Hessen braucht ein Gesetz, das Innovationen für einen öffentlichen Gesundheitsdienst ermöglicht, der für junge Ärztinnen und Ärzte sowie anderes Fachpersonal ein attraktiver Arbeitsplatz ist. Hessen braucht einen Gesundheitsdienst, von dem die Bürgerinnen und Bürger sagen: „Das ist mein Haus der Gesundheit.“

(Beifall bei dem BÜNDNIS 90/DIE GRÜNEN und bei Abgeordneten der SPD)

Das Wort hat Frau Abg. Schott, Fraktion DIE LINKE.

Herr Präsident! Ich mache es noch kürzer. Alles, was an Kritik zu sagen ist, ist gesagt. Es gäbe noch einige Punkte anzumerken, aber ich glaube, wir haben noch wichtige Aussprachen vor uns, für die wir Zeit und Raum haben sollten.

(Beifall bei der LINKEN)

Nächste Wortmeldung, Herr Abg. Rock für die FDP-Fraktion.

Herr Präsident, sehr geehrte Damen und Herren! Wir beraten heute über den Gesetzentwurf der Landesregierung für ein Gesetz zur Änderung des Hessischen Gesetzes über den öffentlichen Gesundheitsdienst und anderer Vorschriften. Frau Bächle-Scholz hat aus meiner Sicht schon viel Richtiges zu dem Gesetzentwurf und dem Gesetz gesagt. Das Gesetz hat sich aus unserer Sicht bewährt.

Auf zwei Dinge will ich noch etwas näher eingehen, zum einen die Durchgriffsregelung auf die Kommunen bei Gefahrenlagen und zur Gefahrenabwehr, zum anderen die Ermächtigung zum Erlass einer Rechtsverordnung, um die Qualität des Infektionsschutzes zu erhöhen.
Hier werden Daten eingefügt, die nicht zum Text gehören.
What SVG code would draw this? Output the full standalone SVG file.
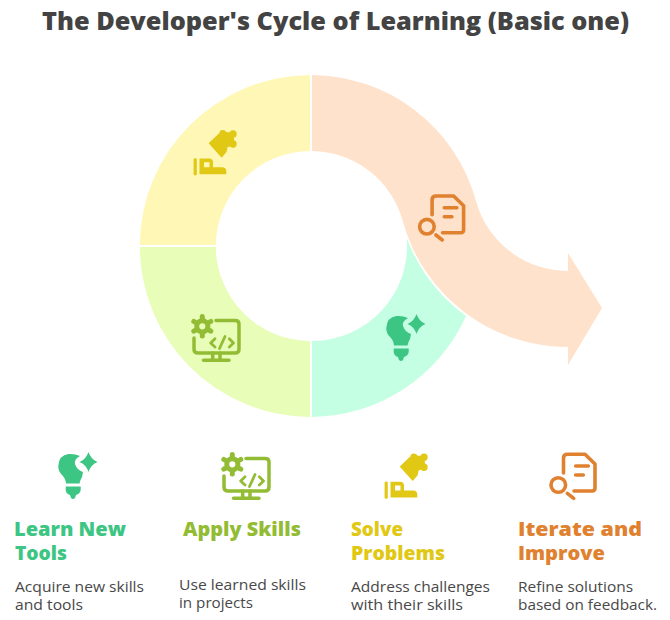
<svg xmlns="http://www.w3.org/2000/svg" xmlns:xlink="http://www.w3.org/1999/xlink" width="670" height="620" viewBox="0 0 670 620">
<style>
text{font-family:"Open Sans","Noto Sans","Liberation Sans",sans-serif}
.title{font-size:25px;font-weight:800;fill:#434343;text-anchor:middle}
.h{font-size:18.5px;font-weight:800}
.b{font-size:14px;fill:#484848}
.g{fill:#3CC583}.y{fill:#E0C814}
.tg{fill:#3CC583}.tl{fill:#93BC35}.ty{fill:#E0C814}.to{fill:#E0812F}
.sl{fill:none;stroke:#93BC35;stroke-width:3.5;stroke-linecap:round;stroke-linejoin:round}
.so{fill:none;stroke:#E0812F;stroke-width:3.6;stroke-linecap:round;stroke-linejoin:round}
</style>
<defs>
<g id="bulb" class="g">
<path d="M68.500,454Q75,453.600 80,456Q74,459 75,464Q77,470 83,472Q82.500,477 80.500,480L79.500,483.500H66Q65.500,478 62,475Q58,471 58.300,466Q59,455 68.500,454Z"/>
<path d="M65.700,486.500H80.700V490Q80,494 76,495L75,498Q73,500 71,498L70,495Q66,494 65.700,490Z"/>
<path d="M88.500,452Q91,459.500 97.500,462Q91,464.500 88.500,472Q86,464.500 79.500,462Q86,459.500 88.500,452Z"/>
</g>
<g id="monitor">
<path class="sl" d="M224,476V487Q224,491 228,491H265Q269,491 269,487V462Q269,458.500 265,458.500H246"/>
<path class="sl" d="M233.500,498.300H259M242.700,491V498M250,491V498"/>
<path class="sl" style="stroke-width:2.800" d="M245,476.700L240.700,481L245,485M259.300,476.700L263.500,481L259.300,485M255,474.500L249.500,486.500"/>
<circle cx="232.300" cy="464.300" r="5.600" fill="none" stroke="#93BC35" stroke-width="5"/>
<path fill="none" stroke="#93BC35" stroke-width="5" stroke-linecap="round" d="M232.300,454.500V456M232.300,472.600V474.100M223.800,459.400L225,460.100M239.600,468.500L240.800,469.200M223.800,469.200L225,468.500M239.600,460.100L240.800,459.400"/>
</g>
<g id="tool" class="y">
<rect x="384.600" y="481.500" width="3.200" height="17.300" rx="1.400"/>
<path fill-rule="evenodd" d="M390.500,481.700H400Q404,481.700 404,485.500V490.600H413Q417.300,490.600 417.300,494.500V497.500H390.500ZM395,485.500V490.600H400.500V485.500Z"/>
<path stroke="#E0C814" stroke-width="1.200" stroke-linejoin="round" d="M400.500,466.600L410.300,457.300L419,466L417,475L412.700,480.200Z"/>
<circle cx="417.500" cy="463" r="7.600"/>
<circle cx="413.800" cy="456.800" r="3.400"/>
<circle cx="424" cy="457.300" r="3.700"/>
<circle cx="424" cy="467.300" r="3.700"/>
</g>
<g id="doc">
<path class="so" d="M563.500,473V458Q563.500,454.300 567.500,454.300H585L595,464V488Q595,491 592,491H574"/>
<path class="so" d="M575.700,466H588.300M575.700,475H583.300"/>
<circle cx="558.300" cy="485" r="7.300" class="so"/>
<path class="so" d="M567.300,493.300L573.700,498.300"/>
</g>
</defs>

<text class="title" x="335.500" y="30" textLength="587" lengthAdjust="spacingAndGlyphs">The Developer's Cycle of Learning (Basic one)</text>

<g id="connectors"></g>

<g id="ring">
<g id="segment-solve">
<path fill="#FFF7B6" d="M310,75A171 171 0 0 0 139.800,245H215.800A95 95 0 0 1 310,151Z"/>
<use xlink:href="#tool" href="#tool" transform="translate(-191,-323.300)"/>
</g>
<g id="segment-apply">
<path fill="#E8FDB8" d="M139.800,247A171 171 0 0 0 310,417V341A95 95 0 0 1 215.800,247Z"/>
<use xlink:href="#monitor" href="#monitor" transform="translate(-30,-138)"/>
</g>
<g id="segment-learn">
<path fill="#C5FFE3" d="M312,417A171 171 0 0 0 466,316A173 173 0 0 1 406.700,238A95 95 0 0 1 312,341Z"/>
<use xlink:href="#bulb" href="#bulb" transform="translate(328,-138)"/>
</g>
<g id="segment-iterate">
<path fill="#FFE2CB" d="M312,75A171 171 0 0 1 476,201A95 95 0 0 0 568,271V253L602,308L568,365V347A171 171 0 0 1 402.700,221A95 95 0 0 0 312,151Z"/>
<use xlink:href="#doc" href="#doc" transform="translate(-131.400,-258.300)"/>
</g>
</g>

<g id="node-learn">
<use xlink:href="#bulb" href="#bulb"/>
<text class="h tg" x="14" y="536" textLength="112" lengthAdjust="spacingAndGlyphs">Learn New</text>
<text class="h tg" x="15" y="560" textLength="52" lengthAdjust="spacingAndGlyphs">Tools</text>
<text class="b" x="15" y="592" textLength="129" lengthAdjust="spacingAndGlyphs">Acquire new skills</text>
<text class="b" x="15" y="610" textLength="68" lengthAdjust="spacingAndGlyphs">and tools</text>
</g>
<g id="node-apply">
<use xlink:href="#monitor" href="#monitor"/>
<text class="h tl" x="183" y="536" textLength="118" lengthAdjust="spacingAndGlyphs">Apply Skills</text>
<text class="b" x="179" y="590" textLength="127" lengthAdjust="spacingAndGlyphs">Use learned skills</text>
<text class="b" x="179" y="608" textLength="74" lengthAdjust="spacingAndGlyphs">in projects</text>
</g>
<g id="node-solve">
<use xlink:href="#tool" href="#tool"/>
<text class="h ty" x="351" y="536" textLength="52" lengthAdjust="spacingAndGlyphs">Solve</text>
<text class="h ty" x="351" y="560" textLength="94" lengthAdjust="spacingAndGlyphs">Problems</text>
<text class="b" x="351" y="592" textLength="139" lengthAdjust="spacingAndGlyphs">Address challenges</text>
<text class="b" x="351" y="610" textLength="112" lengthAdjust="spacingAndGlyphs">with their skills</text>
</g>
<g id="node-iterate">
<use xlink:href="#doc" href="#doc"/>
<text class="h to" x="518" y="536" textLength="124" lengthAdjust="spacingAndGlyphs">Iterate and</text>
<text class="h to" x="518" y="560" textLength="87" lengthAdjust="spacingAndGlyphs">Improve</text>
<text class="b" x="518" y="592" textLength="115" lengthAdjust="spacingAndGlyphs">Refine solutions</text>
<text class="b" x="518" y="610" textLength="139" lengthAdjust="spacingAndGlyphs">based on feedback.</text>
</g>
</svg>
Das sind zwei wichtige Ergänzungen in diesem bewährten Gesetz. Deshalb werden wir dem Gesetzentwurf zustimmen.

Ich habe eine Frage an Herrn Spies: Sind Sie wirklich sicher, dass Sie den Gesetzentwurf ablehnen? Ich wurde vorhin unsicher, als Sie sich hier geäußert haben. Sie sind also sicher, dass Sie ablehnen?

(Dr. Thomas Spies (SPD): Absolut!)

Damit bin ich am Ende meiner Rede. – Vielen Dank.

(Beifall bei der FDP und bei Abgeordneten der CDU)

Meine Damen und Herren, der Herr Sozialminister hat das Wort.

Herr Präsident, meine sehr verehrten Damen und Herren! Die Hoffnung stirbt zuletzt, Frau Schulz-Asche. Sie haben eben von einem „vollzogenen Regierungswechsel“ und der Befristung dieses Gesetzes bis zum Jahr 2020 gesprochen. Gehen Sie davon aus, dass die Koalition dieses Gesetz auch noch nach Ablauf der Befristung verlängern wird,

(Beifall bei der CDU – Lachen bei der SPD, dem BÜNDNIS 90/DIE GRÜNEN und der LINKEN)

um genauso wie heute zu beweisen, dass sie den Herausforderungen, die sich dem öffentlichen Gesundheitsdienst stellen, gerecht wird, indem sie unter anderem die Abwehr erheblicher gesundheitlicher Gefahren durch Prävention und Gesundheitsförderung, die Beobachtung und Bewertung umweltbezogener Einwirkungen, die hygienische Überwachung von Einrichtungen, die Kinder- und Jugendgesundheit sowie die Gesundheitsberichterstattung berücksichtigt.

Wenn Sie die großen Herausforderungen an den öffentlichen Gesundheitsdienst in den vergangenen Jahren noch einmal in den Blick nehmen: Es gibt zwei Stichpunkte, mit denen diese beschrieben werden, auf der einen Seite das Stichwort Schweinegrippe und auf der anderen Seite das Stichwort EHEC. In beiden Situationen hat sich gezeigt, dass der durch das Gesetz geregelte Organisations- und Strukturaufbau des öffentlichen Gesundheitsdienstes adäquat ist und funktioniert hat.

Es ist aber auch klar, dass mit dem Gesetzentwurf ein Änderungs- und Ergänzungsbedarf aufgezeigt wird. Wir müssen den öffentlichen Gesundheitsdienst mit qualifiziertem Personal ausstatten. Wir dürfen dieses Personal aber nicht überfordern. Ich rufe in diesem Zusammenhang die Diskussion in Erinnerung, die wir gestern Vormittag über die ambulante ärztliche Versorgung geführt haben.